İktisatçı Mahfi Eğilmez, IMF’nin enflasyonu artıran asgari ücret artışından kaçınılması gerektiği yönündeki açıklamalarına yanıt verdi. Katıldığı televizyon programında “IMF’ye katılmadığını belirten Eğilmez, kaybedilmiş bir gelir var, 100 liralık satın alma gücü 50’ye indi. Kaybolan satın alma gücünün verilmesi lazım” ifadelerini kullandı.
CNBC-E kanalında yayınlanan 4’te Ekonomi programına konuk olan Eğilmez ekonomide yaşanan güncel gelişmeleri değerlendirdi.

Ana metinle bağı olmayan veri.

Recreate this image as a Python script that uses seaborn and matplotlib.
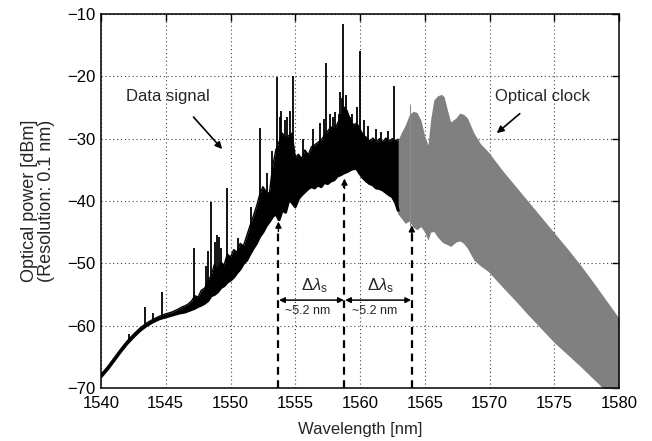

Türkiye BRICS üyesi olmasa da bu yapı ile iç içe olduğunu vurgulayan Eğilmez, “BRICS ayrı bir yere doğru askeri birliğe evrilecekse bize uygun olmayabilir. Ekonomik birliktelikte bulunmamızda bir sorun yok. Avrupa ile ticaretimiz dengeli, bu tarafta hep eksideyiz” şeklinde konuştu.
“Yapısal reformlar gibi adımlar atılmalı”
Enflasyonla ilgili atılan adımlara rağmen beklentilerin değişmediğini söyleyen Eğilmez, “Toplum enflasyonun düşeceğine dair bir beklenti içine girmedi. OVP hedefi yüzde 17,5. Ancak piyasa 12 ay sonra için yüzde 24, reel sektör yüzde 40-45, hane halkları yüzde 74-75 bekliyor. Hane halklarının fiyatları etkilemesi, enflasyonun yüksek olacağı düşüncesiyle ucuz gördüğü ürünleri daha çok talep etmesiyle gerçekleşiyor. Geleceğe dair beklentilerin değişmesi gerekir; 2001’de yaptığımız yapısal reformlar gibi adımlar atmalıyız” dedi.
“Sosyal devlette emek zayıf, sermaye güçlü emeği korumak lazım”
Eğilmez, IMF’nin asgari ücret önerisine karşı çıkarak, “Gelecekte 17,5 olacak, onu yapalım ama kaybolan 50 ne olacak? IMF hep böyle der ama bu doğru bir iş değil” şeklinde konuştu.
Asgari ücret artışının enflasyona neden olup olmayacağı konusuna da değinen Eğilmez, “Yılbaşı 100 lira olan ücret, yüzde 50 enflasyon varsa, 50 ilave edince enflasyonist etki yaratmaz. İstihdam edilen sayısı artarken, kaybedilen satın alma gücünü geri vermek gerekiyor. Ücreti artırmamak insanlığa aykırı. Sosyal devlette emek zayıf, sermaye güçlü. Emeği korumak lazım” ifadelerini kullandı.
“Türk milleti altını sever”
Konut satışlarındaki artışa dikkat çeken Eğilmez, “Konut hala faiz getirisine alternatif. Konut açlığı hiç bitmiyor” derken, altın yatırımının artmasına ilişkin olarak, “Böyle ortamların en belirgin yatırım aracı altın. İnsanlar bu nedenle altına yöneliyor. Merkez bankaları da altın alıyor. Türk milleti altını sever” ifadelerini kullandı.